There’s not really a lot I have to say about the art this time around since White Fox has pretty much set in stone how they want the series to look and there’s nothing that’s truly a spectacle that’s worth noting. True there’re fight scenes that have a hilarious amount of projectiles being thrown (cause all magic in this world is just elemental projectiles), but the quality or technicality of those fights aren’t really anything to note no matter how suspenseful the show tries to frame them as. Still glad that White Fox wants to dip into that gore aspect of the series, although it’s much less pronounced than it was in seasons prior.
I will also say that the creepiness factor for the series wasn’t really here. Which I’m actually really sad about. I guess that makes sense cause this section of the story was more about a string of good things happening instead of…anything else, but the certain eeriness or brutality that came with Re:Zero normally just wasn’t here. Which maybe in the next arc we’ll get some of that back, but I’m not holding my breath.
On the note of music tracks, honestly White Fox, just don’t even bother making music for this series anymore. Similar to Part 1’s OP, “Long shot” by Mayu Maeshima is a song that shows up so few times that I legitimately thought until halfway in the series that we weren’t going to get an OP/ED duo to listen to. Episodes are structured to use as much of the airtime as possible to tell the story, often sacrificing the minute thirty OP slot in order to have ninety more seconds for the series’ story. Which is fine due to how involved Re:Zero wants to be. So why do you even bother commissioning or writing songs for the show when at best they get used for like three episodes? It makes no sense from a business perspective!
For the song itself, I’d honestly rate it lowest of all of the Re:Zero OPs. It’s not a bad song, but something about it sounds generic enough for me to not really care much about it. It’s definitely got the same tones as Realize or any of the Myth and Roid tracks, but it just doesn’t hit the same notes for me that would make me classify it as a ‘Re:Zero’ song so to speak. nonoc’s “Believe in You” is the emotional counterpart which I would say is much better than its OP sister. I think it’s partly because a lot of the episodes end on emotional notes and this is a great supporting song to that since unlike the OP, this one pretty much always plays at the end of episodes.

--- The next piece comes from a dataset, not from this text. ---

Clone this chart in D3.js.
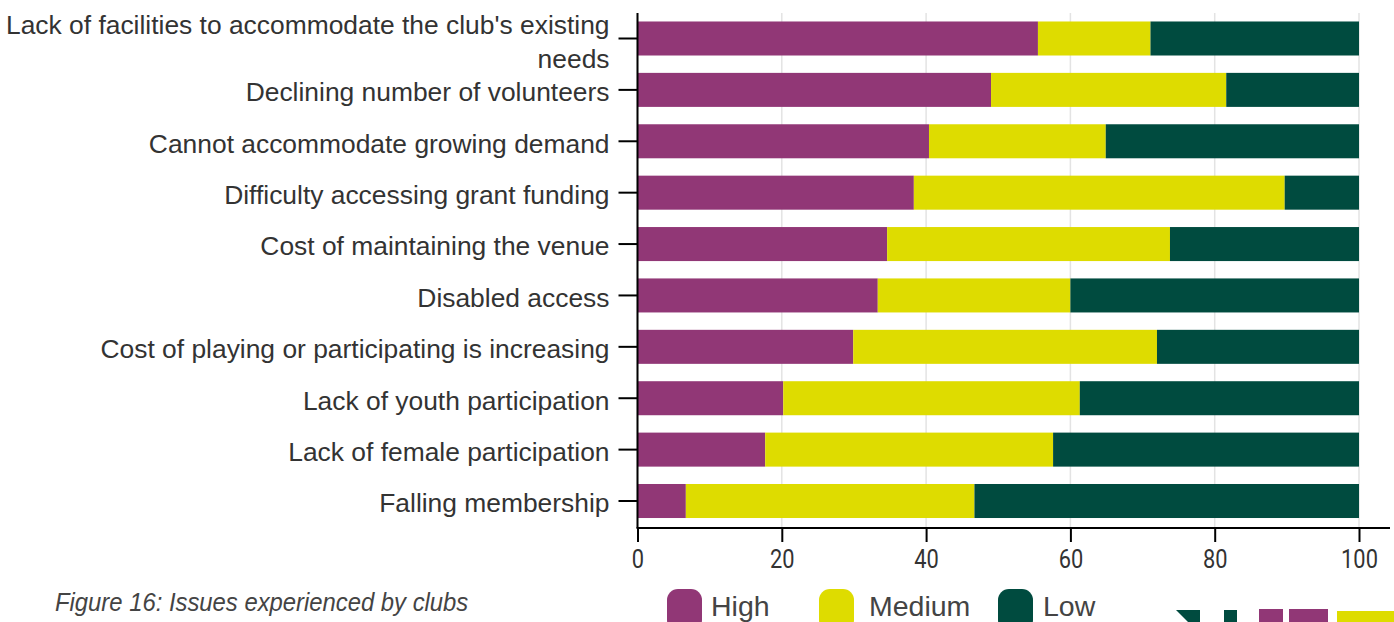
<!DOCTYPE html>
<html>
<head>
<meta charset="utf-8">
<script src="https://cdn.jsdelivr.net/npm/d3@7"></script>
<style>
  html, body { margin: 0; padding: 0; background: #ffffff; }
  svg { display: block; }
</style>
</head>
<body>
<svg id="chart" width="1394" height="622"></svg>
<script>
// Issues experienced by clubs: share of clubs rating each issue High / Medium / Low (%)
const categories = [
  "Lack of facilities to accommodate the club's existing needs",
  "Declining number of volunteers",
  "Cannot accommodate growing demand",
  "Difficulty accessing grant funding",
  "Cost of maintaining the venue",
  "Disabled access",
  "Cost of playing or participating is increasing",
  "Lack of youth participation",
  "Lack of female participation",
  "Falling membership"
];
const highValues   = [55.5, 49.0, 40.4, 38.3, 34.6, 33.3, 29.9, 20.2, 17.7, 6.7];
const mediumValues = [15.6, 32.6, 24.5, 51.4, 39.2, 26.7, 42.1, 41.1, 39.9, 40.0];
const lowValues    = [28.9, 18.4, 35.1, 10.3, 26.2, 40.0, 28.0, 38.7, 42.4, 53.3];
const seriesNames  = ["High", "Medium", "Low"];
const seriesColors = ["#913776", "#DEDC00", "#004B3F"];
const xTickValues  = [0, 20, 40, 60, 80, 100];
const captionText  = "Figure 16: Issues experienced by clubs";

const svg = d3.select("#chart");

// rows for the stack layout
const rows = categories.map((c, i) => ({
  category: c, High: highValues[i], Medium: mediumValues[i], Low: lowValues[i]
}));
const stacked = d3.stack().keys(seriesNames)(rows);

const x = d3.scaleLinear().domain([0, 100]).range([637.5, 1359]);
const y = d3.scaleBand().domain(categories).range([12.8, 526.7])
  .paddingInner(0.338).paddingOuter(0.169);
const color = d3.scaleOrdinal().domain(seriesNames).range(seriesColors);

const plotTop = 13, plotBottom = 528;

// vertical gridlines
svg.append("g")
  .selectAll("line")
  .data(xTickValues)
  .join("line")
  .attr("x1", d => x(d)).attr("x2", d => x(d))
  .attr("y1", plotTop).attr("y2", plotBottom)
  .attr("stroke", "#e3e3e3").attr("stroke-width", 1.5);

// stacked bars
svg.append("g")
  .selectAll("g")
  .data(stacked)
  .join("g")
  .attr("fill", d => color(d.key))
  .selectAll("rect")
  .data(d => d)
  .join("rect")
  .attr("x", d => x(d[0]))
  .attr("width", d => x(d[1]) - x(d[0]))
  .attr("y", d => y(d.data.category))
  .attr("height", y.bandwidth());

// y axis with wrapped category labels
const yAxis = svg.append("g")
  .attr("transform", `translate(${x(0)},0)`)
  .call(d3.axisLeft(y).tickSize(19).tickPadding(9));
yAxis.select(".domain").remove();
yAxis.append("line")
  .attr("x1", 0).attr("x2", 0).attr("y1", plotTop).attr("y2", plotBottom)
  .attr("stroke", "#000").attr("stroke-width", 2);
yAxis.selectAll(".tick line").attr("stroke", "#000").attr("stroke-width", 2);
yAxis.selectAll(".tick text")
  .attr("fill", "#333")
  .style("font-family", "'Liberation Sans', Arial, sans-serif")
  .style("font-size", "26.4px")
  .each(function () {
    const t = d3.select(this);
    const maxW = 610;
    const words = t.text().split(" ");
    t.text(null);
    const lines = [];
    let line = [];
    const probe = t.append("tspan");
    words.forEach(w => {
      line.push(w);
      probe.text(line.join(" "));
      if (probe.node().getComputedTextLength() > maxW && line.length > 1) {
        line.pop();
        lines.push(line.join(" "));
        line = [w];
      }
    });
    lines.push(line.join(" "));
    probe.remove();
    const lh = 34;
    const x0 = t.attr("x");
    lines.forEach((l, i) => {
      t.append("tspan")
        .attr("x", x0)
        .attr("y", lines.length > 1 ? i * lh - 15.5 : 0)
        .attr("dy", "0.43em")
        .text(l);
    });
  });

// x axis
const xAxis = svg.append("g")
  .attr("transform", `translate(0,${plotBottom})`)
  .call(d3.axisBottom(x).tickValues(xTickValues).tickSize(14).tickPadding(8));
xAxis.select(".domain").remove();
xAxis.append("line")
  .attr("x1", x(0) - 1).attr("x2", 1390).attr("y1", 0).attr("y2", 0)
  .attr("stroke", "#000").attr("stroke-width", 2);
xAxis.selectAll(".tick line").attr("stroke", "#000").attr("stroke-width", 2);
xAxis.selectAll(".tick text")
  .attr("fill", "#333")
  .attr("transform", "scale(0.84,1)")
  .style("font-family", "Roboto, sans-serif")
  .style("font-size", "26px");

// legend
const legendX = [667, 819, 998];
const legend = svg.append("g")
  .selectAll("g")
  .data(seriesNames)
  .join("g")
  .attr("transform", (d, i) => `translate(${legendX[i]},589)`);
legend.append("rect")
  .attr("width", 35).attr("height", 42).attr("rx", 11).attr("ry", 11)
  .attr("fill", d => color(d));
legend.append("text")
  .attr("x", (d, i) => [44, 50, 45][i])
  .attr("y", 26.5)
  .attr("fill", "#444")
  .style("font-family", "'Liberation Sans', Arial, sans-serif")
  .style("font-size", "28.5px")
  .text(d => d);

// caption
svg.append("text")
  .attr("transform", "translate(55,611) scale(0.9,1)")
  .attr("fill", "#444")
  .style("font-family", "'Liberation Sans', Arial, sans-serif")
  .style("font-style", "italic")
  .style("font-size", "26.5px")
  .text(captionText);

// brand mark, cropped at the bottom edge
const brand = svg.append("g");
brand.append("path").attr("d", "M1176,610 L1200,610 L1200,622 L1188,622 Z").attr("fill", "#004B3F");
brand.append("rect").attr("x", 1224).attr("y", 610).attr("width", 13).attr("height", 12).attr("fill", "#004B3F");
brand.append("rect").attr("x", 1259).attr("y", 609).attr("width", 24).attr("height", 13).attr("fill", "#913776");
brand.append("rect").attr("x", 1289).attr("y", 609).attr("width", 39).attr("height", 13).attr("fill", "#913776");
brand.append("rect").attr("x", 1337).attr("y", 611).attr("width", 57).attr("height", 11).attr("fill", "#DEDC00");
</script>
</body>
</html>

It’s a worthwhile song for how the story beats are structured this time around, and I much prefer this one as a listen.
While I’m satisfied with how this arc wrapped up given how the show provided answers and the plot seemed to finally move forward instead of run around in circles in order to solve the same problem (as per usual), a part of me still doesn’t fully buy Re:Zero’s deal as some of its glaring problems stand in the way for me to really enjoy this show or recommend it as a must watch for those interested in something that by all accounts is fairly unique.

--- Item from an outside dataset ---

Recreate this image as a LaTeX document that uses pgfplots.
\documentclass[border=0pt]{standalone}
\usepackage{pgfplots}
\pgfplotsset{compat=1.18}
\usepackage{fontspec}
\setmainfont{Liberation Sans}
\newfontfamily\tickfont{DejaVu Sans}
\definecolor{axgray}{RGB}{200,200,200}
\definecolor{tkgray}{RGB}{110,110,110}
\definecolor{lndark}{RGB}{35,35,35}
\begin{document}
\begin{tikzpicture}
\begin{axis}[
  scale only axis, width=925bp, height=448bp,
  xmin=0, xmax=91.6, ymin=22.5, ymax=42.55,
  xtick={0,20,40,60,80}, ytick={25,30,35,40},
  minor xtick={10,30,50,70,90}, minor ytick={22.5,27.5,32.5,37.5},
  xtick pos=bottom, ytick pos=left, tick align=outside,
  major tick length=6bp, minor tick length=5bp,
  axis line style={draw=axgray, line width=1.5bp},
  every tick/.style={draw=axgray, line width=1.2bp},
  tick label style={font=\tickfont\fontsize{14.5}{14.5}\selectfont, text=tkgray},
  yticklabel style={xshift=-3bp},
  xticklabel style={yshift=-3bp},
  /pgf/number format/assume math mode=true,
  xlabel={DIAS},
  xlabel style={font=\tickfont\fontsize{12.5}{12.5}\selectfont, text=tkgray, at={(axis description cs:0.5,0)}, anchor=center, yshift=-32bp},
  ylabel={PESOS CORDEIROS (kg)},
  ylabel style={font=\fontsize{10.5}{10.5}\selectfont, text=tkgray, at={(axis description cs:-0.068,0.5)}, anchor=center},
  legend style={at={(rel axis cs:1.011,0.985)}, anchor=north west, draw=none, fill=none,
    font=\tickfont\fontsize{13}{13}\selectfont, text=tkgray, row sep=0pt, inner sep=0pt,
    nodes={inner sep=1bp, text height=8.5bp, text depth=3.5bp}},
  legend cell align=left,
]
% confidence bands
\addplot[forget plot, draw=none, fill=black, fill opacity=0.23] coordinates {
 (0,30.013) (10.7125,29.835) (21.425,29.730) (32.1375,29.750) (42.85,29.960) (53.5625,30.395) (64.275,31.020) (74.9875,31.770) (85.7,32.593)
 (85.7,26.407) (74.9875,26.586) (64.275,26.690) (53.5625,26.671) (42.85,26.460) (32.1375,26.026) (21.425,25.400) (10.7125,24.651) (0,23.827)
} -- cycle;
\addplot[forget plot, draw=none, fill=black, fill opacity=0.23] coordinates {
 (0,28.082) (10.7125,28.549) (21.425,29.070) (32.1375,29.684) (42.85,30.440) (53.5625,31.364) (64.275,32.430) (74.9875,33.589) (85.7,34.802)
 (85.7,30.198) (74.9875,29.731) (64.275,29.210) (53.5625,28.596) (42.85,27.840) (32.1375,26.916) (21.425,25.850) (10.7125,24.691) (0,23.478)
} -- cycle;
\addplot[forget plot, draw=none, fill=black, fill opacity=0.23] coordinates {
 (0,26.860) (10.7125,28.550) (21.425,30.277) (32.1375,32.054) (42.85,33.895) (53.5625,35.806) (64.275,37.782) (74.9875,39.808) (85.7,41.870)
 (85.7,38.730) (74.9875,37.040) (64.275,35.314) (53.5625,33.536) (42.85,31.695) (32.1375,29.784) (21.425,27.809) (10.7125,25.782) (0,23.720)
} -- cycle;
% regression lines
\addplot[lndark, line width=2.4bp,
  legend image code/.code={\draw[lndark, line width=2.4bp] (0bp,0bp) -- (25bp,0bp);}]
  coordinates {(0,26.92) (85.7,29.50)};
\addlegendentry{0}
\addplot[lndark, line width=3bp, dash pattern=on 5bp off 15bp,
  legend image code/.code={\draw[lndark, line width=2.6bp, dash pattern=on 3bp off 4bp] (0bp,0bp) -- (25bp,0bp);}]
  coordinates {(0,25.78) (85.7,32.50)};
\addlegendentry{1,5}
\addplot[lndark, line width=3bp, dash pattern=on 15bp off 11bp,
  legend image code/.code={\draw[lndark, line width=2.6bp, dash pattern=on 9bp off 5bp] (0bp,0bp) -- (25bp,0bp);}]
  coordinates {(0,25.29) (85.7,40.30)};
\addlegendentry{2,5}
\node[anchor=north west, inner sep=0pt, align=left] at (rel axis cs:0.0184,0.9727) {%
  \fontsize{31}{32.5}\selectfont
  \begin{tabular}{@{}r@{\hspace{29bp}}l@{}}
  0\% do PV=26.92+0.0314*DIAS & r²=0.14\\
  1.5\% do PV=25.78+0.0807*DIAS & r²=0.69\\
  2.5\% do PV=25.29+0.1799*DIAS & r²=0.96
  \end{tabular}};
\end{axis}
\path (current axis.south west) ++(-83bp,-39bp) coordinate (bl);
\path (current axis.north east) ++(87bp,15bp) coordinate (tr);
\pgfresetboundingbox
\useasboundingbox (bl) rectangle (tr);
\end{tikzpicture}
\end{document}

The show’s density still bothers me greatly. For a show that barely has fifty episodes to its name, the plot seems to have gone both somewhere extravagant and nowhere at the same time. While the Sanctuary plot certainly has its moments and answers to give, almost everything and everyone that was involved with the first season was replaced completely by a new cast, thus making all of Season 2 feel more like a detour rather than an inclusion to the overarching plot. Hell, as I’m writing this I don’t actually remember what really happened in the first season since it’s been so long since I’ve seen it and almost none of the characters over there are a part of what’s happening over here. And stuff regarding the royal selection should in theory be the main plot of the show.
Not only that, but character monologues in this show are more gibberish that vaguely sound philosophical instead of actual monologues with meaning. I feel like the author wrote these with the intention to try and tie them back to the seven deadly sins that the witches represent and try and be edgy and/or intelligent sounding by having characters shout big words or contradicting phrases to each other, but it all just sounds like rubbish and/or the story trying to hard. The same result could really be achieved with some simpler dialogue strings with maybe not trying to speedrun conversation, but I digress.

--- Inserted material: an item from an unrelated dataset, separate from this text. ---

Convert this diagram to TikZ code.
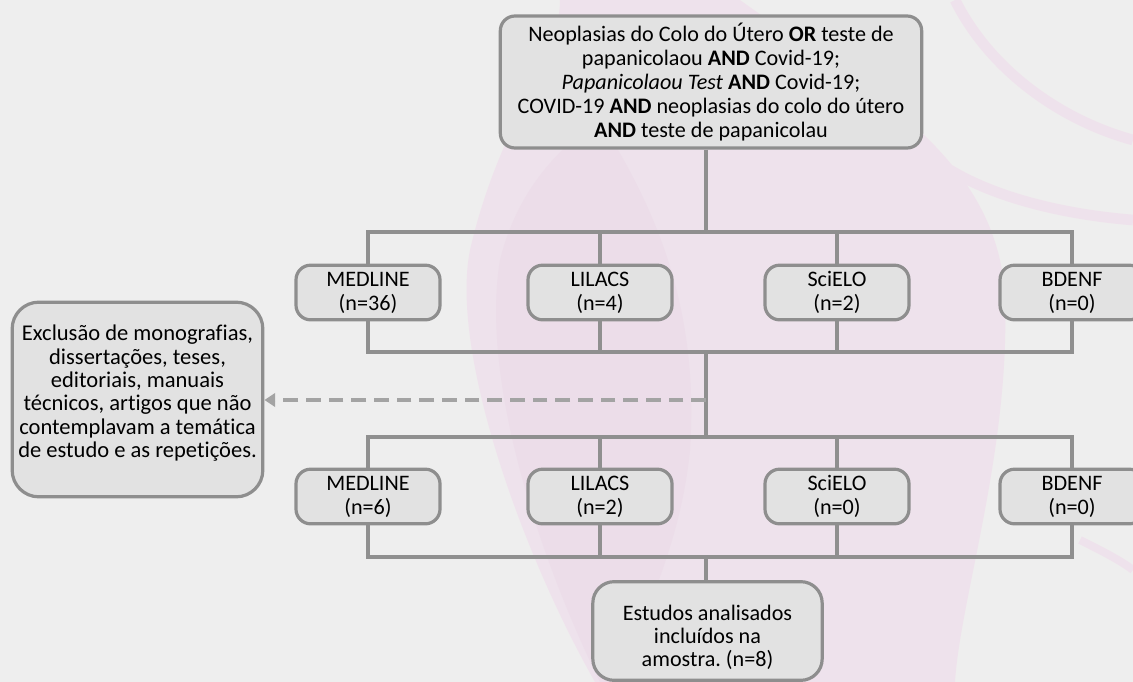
\documentclass[tikz,border=0pt]{standalone}
\usepackage{fontspec}
\setmainfont{Carlito}[Ligatures=NoCommon]
\usetikzlibrary{arrows.meta}
\frenchspacing
\definecolor{paper}{HTML}{EEEEEE}
\definecolor{petal}{HTML}{EEE2EC}
\definecolor{petaldark}{HTML}{ECDDE9}
\definecolor{boxfill}{HTML}{E2E2E2}
\definecolor{boxline}{HTML}{8E8E8E}
\definecolor{conn}{HTML}{8F8F8F}
\definecolor{dashc}{HTML}{A3A3A3}
\tikzset{
  box/.style={draw=boxline, line width=2.4pt, fill=boxfill, rounded corners=11pt,
    align=center, inner sep=0pt, font=\fontsize{16.6pt}{18pt}\selectfont, text=black},
  dbbox/.style={box, minimum width=108pt, minimum height=41pt},
  link/.style={draw=conn, line width=2.3pt},
  excl/.style={draw=dashc, line width=2.3pt, dash pattern=on 11pt off 6pt, -{Triangle[width=10pt,length=8pt]}},
}
\begin{document}
\begin{tikzpicture}[x=0.75pt,y=-0.75pt]
% background
\fill[paper] (0,0) rectangle (1133,682);
\useasboundingbox (0,0) rectangle (1133,682);
\fill[petal] (560,0) -- (740,0) .. controls (850,80) and (1000,150) .. (1005,300)
  .. controls (1010,450) and (960,600) .. (955,682) -- (595,682)
  .. controls (520,550) and (450,350) .. (470,250) .. controls (500,120) and (560,60) .. (560,0);
\fill[petaldark] (600,120) .. controls (650,200) and (700,300) .. (690,450)
  .. controls (680,550) and (640,620) .. (620,682) -- (600,682)
  .. controls (540,560) and (480,380) .. (500,260) .. controls (520,180) and (570,140) .. (600,120);
\draw[petal, line width=8pt] (955,0) .. controls (990,70) and (1060,120) .. (1133,140);
\draw[petal, line width=8pt] (950,170) .. controls (1000,200) and (1070,215) .. (1133,220);
\draw[petal, line width=6pt] (1080,540) .. controls (1100,550) and (1120,560) .. (1133,570);

% nodes
\node[box, minimum width=316pt, minimum height=99pt] (top) at (711,82)
  {Neoplasias do Colo do Útero \textbf{OR} teste de\\
   papanicolaou \textbf{AND} Covid-19;\\
   \textit{Papanicolaou Test} \textbf{AND} Covid-19;\\
   COVID-19 \textbf{AND} neoplasias do colo do útero\\
   \textbf{AND} teste de papanicolau};

\node[dbbox] (m1) at (368,292.5) {MEDLINE\\(n=36)};
\node[dbbox] (l1) at (600,292.5) {LILACS\\(n=4)};
\node[dbbox] (s1) at (837,292.5) {SciELO\\(n=2)};
\node[dbbox] (b1) at (1072,292.5) {BDENF\\(n=0)};

\node[dbbox] (m2) at (368,496.5) {MEDLINE\\(n=6)};
\node[dbbox] (l2) at (600,496.5) {LILACS\\(n=2)};
\node[dbbox] (s2) at (837,496.5) {SciELO\\(n=0)};
\node[dbbox] (b2) at (1072,496.5) {BDENF\\(n=0)};

\node[box, rounded corners=20pt, minimum width=188pt, minimum height=146pt,
  font=\fontsize{16.9pt}{17.5pt}\selectfont] (ex) at (137.5,399.5)
  {Exclusão de monografias,\\dissertações, teses,\\editoriais, manuais\\técnicos, artigos que não\\contemplavam a temática\\de estudo e as repetições.\\[-5.5pt]\mbox{}};

\node[box, rounded corners=16pt, minimum width=172pt, minimum height=74pt,
  font=\fontsize{16.6pt}{17.5pt}\selectfont] (fin) at (707.5,631)
  {\rule{0pt}{21pt}Estudos analisados\\incluídos na\\amostra. (n=8)};

% junctions
\coordinate (j1) at (706,232);
\coordinate (j2) at (706,352);
\coordinate (jx) at (706,400);
\coordinate (j3) at (706,437);
\coordinate (j4) at (706,557);

% connectors
\draw[link] (top.south -| j1) -- (j1);
\draw[link] (m1.north) -- (m1.north |- j1) -- (b1.north |- j1) -- (b1.north);
\draw[link] (l1.north) -- (l1.north |- j1);
\draw[link] (s1.north) -- (s1.north |- j1);
\draw[link] (m1.south) -- (m1.south |- j2) -- (b1.south |- j2) -- (b1.south);
\draw[link] (l1.south) -- (l1.south |- j2);
\draw[link] (s1.south) -- (s1.south |- j2);
\draw[link] (j2) -- (j3);
\draw[link] (m2.north) -- (m2.north |- j3) -- (b2.north |- j3) -- (b2.north);
\draw[link] (l2.north) -- (l2.north |- j3);
\draw[link] (s2.north) -- (s2.north |- j3);
\draw[link] (m2.south) -- (m2.south |- j4) -- (b2.south |- j4) -- (b2.south);
\draw[link] (l2.south) -- (l2.south |- j4);
\draw[link] (s2.south) -- (s2.south |- j4);
\draw[link] (j4) -- (fin.north -| j4);
\draw[excl] (jx) -- (ex.east |- jx);
\end{tikzpicture}
\end{document}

All that being said I still find interest in knowing what’s happening next due to the fact that Re:Zero seems to have some more dangerous players in this game, but by contrast, my interest wanes in anticipation of having to experience the same kind of writing as what I got here. Re:Zero is such a mixed bag for me because it both has some really interesting storybuilding points and interesting, albeit dangerous, worldbuilding that makes me want to know more about all of the crazy psychopaths that seem to populate every corner of this fantasy world. But by contrast the show has some really weird and some seemingly not so well thought out story and character moments that make me question the validity of this series. Definitely a show that’s nice to look back on but while watching…gives me a heavy sense of apprehension. Especially since if the series is going to continue this track of question and answer with every twenty four episodes being structured as 12 episodes each of ‘QUESTION’ and ‘ANSWER’ chunks, then I’m not really too invested in experiencing major story whiplash before getting a carrot on a stick that explains everything, but will still be tugged along in order to lead to the next section of ‘stuff happening’.
As such, I still recommend Re:Zero with heavy caution since while the show definitely deserves its popularity, to an extent it really doesn’t deliver on everything or deserves getting the elicited reactions that the show expects the audience to have when certain things happen. Because quite frankly I’m not interested in ham-fisted philosophy or words from a cast comprised of solely morons, psychopaths, or sociopaths, especially when aggressively yelling at a character that you love them and vaguely insulting them is considered as a positive bit of character growth when in any other situation I think that falls under the line of emotional abuse. But, you know, that’s the story I guess.